Angle is taught as a ratio called radians. This just confuses the issue. Degrees are truly angles as they are not tied to any length, but are a "linearized" ratio of rise over run (i.e., a linearization of the tangent ratio). Gradians are similar to degrees, but represent the angle as a linear percentage from perfectly parallel alignment to perpendicular. Radians may be treated as an angle and we are taught to see them that way, but they are truly a measure of length and therefore are not unitless as an angle truly is. It just looks that way because of the slick way the radian length was defined.

It seems to me that one factor in the solution to properly representing radians vs hertz is to have a pseudo unit (geometric unit?) called radius as a predefined entity. Assignment of a value with the radius unit would tell smath what radius length (in meters or other) is in force. Similarly, arc length and arc velocity could be defined. These geometric units (circular units?) would allow smath to keep proper track of what's going on and then be used to properly convert between hertz and radians with the 2PI factor properly enforced inside smath. I haven't thought this all the way through, but this is the germ of the idea.

Any unit is defined to be a divider to the corresponding quantities. But radians differ from meters much greater then degrees. Both meters and degrees are defined using some static values. (Side note: meter is not defined as length of a French sample anymore.) But the radian is defined in the terms of a characteristic of an object it measures (radius), and thus its definition is "contextual" (in a sense).

The radian is truly angle, like it or not. The corresponding length unit is not called "radian"; it is called "radius". And the radian is the ANGLE that is defined by the arc of that length. Don't try to oversimplify things where it's not proper.

Angles measured in radians are constructed not in terms of arc lengths; they are multiples of the reference angle (1 radian) that is DEFINED dimensionless. If they were multiples of a DIMENSIONED unit, then they had dimension themselves.

When I wrote that radian is ratio of arc length to radius, I only meant the numerical definition of the unit. I want to emphasize it once more: radian is defined dimensionless (the unit value itself is represented by ratio of one length to another), and so is any angle.
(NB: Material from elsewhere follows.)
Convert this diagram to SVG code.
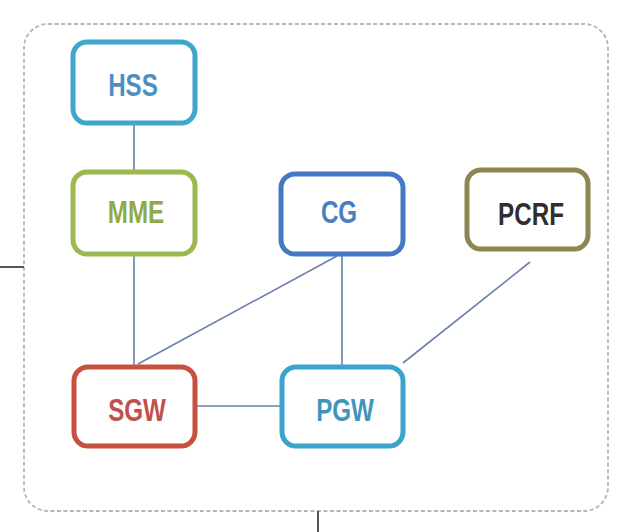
<svg xmlns="http://www.w3.org/2000/svg" width="638" height="532" viewBox="0 0 638 532">
<style>
.node rect{fill:#fff;stroke-width:5}
.node text{font-family:"Liberation Sans",Arial,sans-serif;font-size:31px;font-weight:bold;text-anchor:middle;dominant-baseline:central}
.conn line{stroke:#6a7fae;stroke-width:1.6}
</style>
<rect width="638" height="532" fill="#fff"/>
<g id="frame">
<rect x="24" y="24" width="584" height="487" rx="24" fill="none" stroke="#b3b6bd" stroke-width="1.8" stroke-dasharray="4 2.5"/>
<line x1="0" y1="267" x2="24" y2="267" stroke="#555" stroke-width="2"/>
<line x1="318" y1="511" x2="318" y2="532" stroke="#555" stroke-width="2"/>
</g>
<g id="connectors" class="conn">
<line x1="134" y1="123" x2="134" y2="170"/>
<line x1="134" y1="255" x2="134" y2="365"/>
<line x1="337" y1="256" x2="138" y2="364"/>
<line x1="342" y1="256" x2="342" y2="365"/>
<line x1="530" y1="262" x2="403" y2="363"/>
<line x1="196" y1="406" x2="280" y2="406"/>
</g>
<g id="HSS" class="node"><rect x="73" y="42" width="122" height="81" rx="14" stroke="#3fa6cc"/><text transform="translate(133,85) scale(0.78,1)" fill="#4d8fbf">HSS</text></g>
<g id="MME" class="node"><rect x="73" y="172" width="122" height="82" rx="14" stroke="#9cb84e"/><text transform="translate(136,212) scale(0.78,1)" fill="#8faa48">MME</text></g>
<g id="CG" class="node"><rect x="281" y="174" width="122" height="80" rx="14" stroke="#4279c2"/><text transform="translate(339,212) scale(0.78,1)" fill="#4a7ec0">CG</text></g>
<g id="PCRF" class="node"><rect x="467" y="170" width="121" height="79" rx="14" stroke="#8e8552"/><text transform="translate(531,214) scale(0.78,1)" fill="#2f2f2f">PCRF</text></g>
<g id="SGW" class="node"><rect x="74" y="367" width="121" height="79" rx="14" stroke="#c9503f"/><text transform="translate(137,410) scale(0.78,1)" fill="#c0504a">SGW</text></g>
<g id="PGW" class="node"><rect x="282" y="367" width="121" height="79" rx="14" stroke="#3aa4cc"/><text transform="translate(345,410) scale(0.78,1)" fill="#3f95bd">PGW</text></g>
</svg>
This is unlike meter, that itself is not defined as ratio of same-dimensioned values.

SMath strictly follows SI; you may use whatever reasons, but doing it other way is bad idea. You better vote for changes in SI (however, I don't feel it to be a great proposal).

And about the "linearized tangent ratio". I doubt that I understand you very well, but I don't see degrees (and other proportional angle units) as linearization of ratio of rise over run. They are better defined in terms of dividing whole turn by an integer (360). Linearization of ratio of rise over run is tangent itself.